Description
A minimal model of the endowment needed to store one terabyte on disk forever under a set of assumptions which can be adjusted.
It is an initial, greatly simplified version of earlier work by the LOCKSS Program and students at the Storage Systems Research Center of UC Santa Cruz.
This work was published here in 2012 and in later papers (see here).
The endowment is the money which, deposited with the data and invested at interest, suffices to pay for the storage of (in this case) a terabyte "forever", which in this model is 100 years.
Parameters
This model's parameters are as follows.
Media Cost Factors
- DriveCost
- The initial cost per drive, assumed constant in real dollars.
- DriveTeraByte
- The initial number of TB of useful data per drive (i.e. excluding overhead).
- KryderRate
- The annual percentage by which DriveTeraByte increases.
- DriveLife
- Working drives are replaced after this many years.
- DriveFailRate
- Percentage of drives that fail each year.

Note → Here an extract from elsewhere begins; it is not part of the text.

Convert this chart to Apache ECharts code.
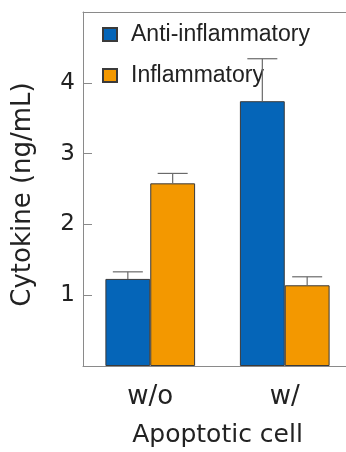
<!DOCTYPE html>
<html><head><meta charset="utf-8">
<script src="https://cdn.jsdelivr.net/npm/echarts@6/dist/echarts.min.js"></script>
<style>html,body{margin:0;padding:0;background:#fff}#c{width:346px;height:452px}</style>
</head><body><div id="c"></div>
<script>
var categories = ['w/o', 'w/'];
var seriesNames = ['Anti-inflammatory', 'Inflammatory'];
var antiValues = [1.23, 3.74];
var antiErrors = [0.10, 0.60];
var inflValues = [2.58, 1.14];
var inflErrors = [0.14, 0.12];
var yTicks = [1, 2, 3, 4];

var FONT = 'DejaVu Sans';
var LFONT = 'Liberation Sans';
var colors = ['#0565B8', '#F39800'];
var AXIS = '#8a8a8a';

function errData(vals, errs, s) {
  return vals.map(function (v, i) { return [i, v, v + errs[i], s]; });
}

var chart = echarts.init(document.getElementById('c'), null, {renderer: 'canvas'});
chart.setOption({
  animation: false,
  textStyle: {fontFamily: FONT},
  grid: {left: 83, top: 12, width: 269, height: 354, containLabel: false, outerBoundsMode: 'none'},
  legend: {
    orient: 'vertical', left: 102, top: 23, padding: 0, itemWidth: 14, itemHeight: 13, itemGap: 18,
    icon: 'rect',
    textStyle: {fontFamily: LFONT, fontSize: 23, color: '#222', padding: [0, 0, 0, 9]},
    data: seriesNames
  },
  xAxis: [{
    type: 'category', data: categories,
    name: 'Apoptotic cell', nameLocation: 'middle', nameGap: 57,
    nameTextStyle: {fontFamily: FONT, fontSize: 25, color: '#222'},
    axisLine: {lineStyle: {color: AXIS, width: 1}},
    axisTick: {inside: true, length: 6, lineStyle: {color: AXIS}},
    axisLabel: {fontFamily: FONT, fontSize: 26, color: '#222', margin: 18}
  }, {
    type: 'category', data: categories, position: 'top',
    axisLine: {show: true, lineStyle: {color: AXIS, width: 1}},
    axisTick: {show: false}, axisLabel: {show: false}
  }],
  yAxis: {
    type: 'value', min: 0, max: 5, interval: 1,
    name: 'Cytokine (ng/mL)', nameLocation: 'middle', nameGap: 47,
    nameTextStyle: {fontFamily: FONT, fontSize: 26, color: '#222', padding: [0, 11, 0, 0]},
    axisLine: {show: true, lineStyle: {color: AXIS, width: 1}},
    axisTick: {show: true, inside: true, length: 9, lineStyle: {color: AXIS}},
    splitLine: {show: false},
    axisLabel: {fontFamily: FONT, fontSize: 23, color: '#222', margin: 8,
      formatter: function (v) { return yTicks.indexOf(v) >= 0 ? String(v) : ''; }}
  },
  series: [
    {name: seriesNames[0], type: 'bar', data: antiValues, barGap: '0%', barCategoryGap: '33.3%',
     itemStyle: {color: colors[0], borderColor: '#3a3a3a', borderWidth: 1}},
    {name: seriesNames[1], type: 'bar', data: inflValues, barGap: '0%', barCategoryGap: '33.3%',
     itemStyle: {color: colors[1], borderColor: '#3a3a3a', borderWidth: 1}},
    {type: 'custom', z: 5, silent: true,
     data: errData(antiValues, antiErrors, 0).concat(errData(inflValues, inflErrors, 1)),
     renderItem: function (params, api) {
       var i = api.value(0), lo = api.value(1), hi = api.value(2), s = api.value(3);
       var band = api.size([1, 0])[0];
       var off = (s === 0 ? -1 : 1) * band / 6;
       var p0 = api.coord([i, lo]), p1 = api.coord([i, hi]);
       var x = p0[0] + off;
       var style = {stroke: '#6a6a6a', lineWidth: 1.2};
       return {type: 'group', children: [
         {type: 'line', shape: {x1: x, y1: p0[1], x2: x, y2: p1[1]}, style: style},
         {type: 'line', shape: {x1: x - 15, y1: p1[1], x2: x + 15, y2: p1[1]}, style: style}
       ]};
     }}
  ]
});
</script></body></html>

Infrastructure Cost factors
- SlotCost
- The initial non-media cost of a rack (servers, networking, etc) divided by the number of drive slots.
- SlotRate
- The annual percentage by which SlotCost decreases in real terms.
- SlotLife
- Racks are replaced after this many years
Running Cost Factors
- SlotCostPerYear
- The initial running cost per year (labor, power, etc) divided by the number of drive slots.
- LaborPowerRate
- The annual percentage by which SlotCostPerYear increases in real terms.
- ReplicationFactor
- The number of copies. This need not be an integer, to account for erasure coding.
Financial Factors
- DiscountRate
- The annual real interest obtained by investing the remaining endowment.
Assumptions
- Unlike earlier published research, this model ignores the cost of ingesting the data in the first place, and accessing it later. Experience suggests the following rule of thumb: ingest is half the total lifetime cost, storage is one-third the total lifetime cost, and access is one-sixth. Thus a reasonable estimate of the total preservation cost of a terabyte is three times the result of this model.
- The model assumes that the parameters are constant through time. Historically, interest rates, the Kryder rate, labor costs, etc. have varied, and thus should be modelled using Monte Carlo techniques and a probability distribution for each such parameter. It is possible for real interest rates to go negative, disk cost per terabyte to spike upwards, as it did after the Thai floods, and so on. These low-probability events can have a large effect on the endowment needed, but are excluded from this model.
- There are a number of different possible policies for handling the inevitable disk failures, and different ways to model each of them. This model assumes that it is possible to predict at the time a batch of disks is purchased what proportion of them will fail, and inflates the purchase cost by that factor. This models the policy of buying extra drives so that failures can be replaced by the same drive model.
- The model assumes that drives are replaced after DriveLife years even though they are working. Continuing to use the drives beyond this can have significant effects on the endowment, see this paper.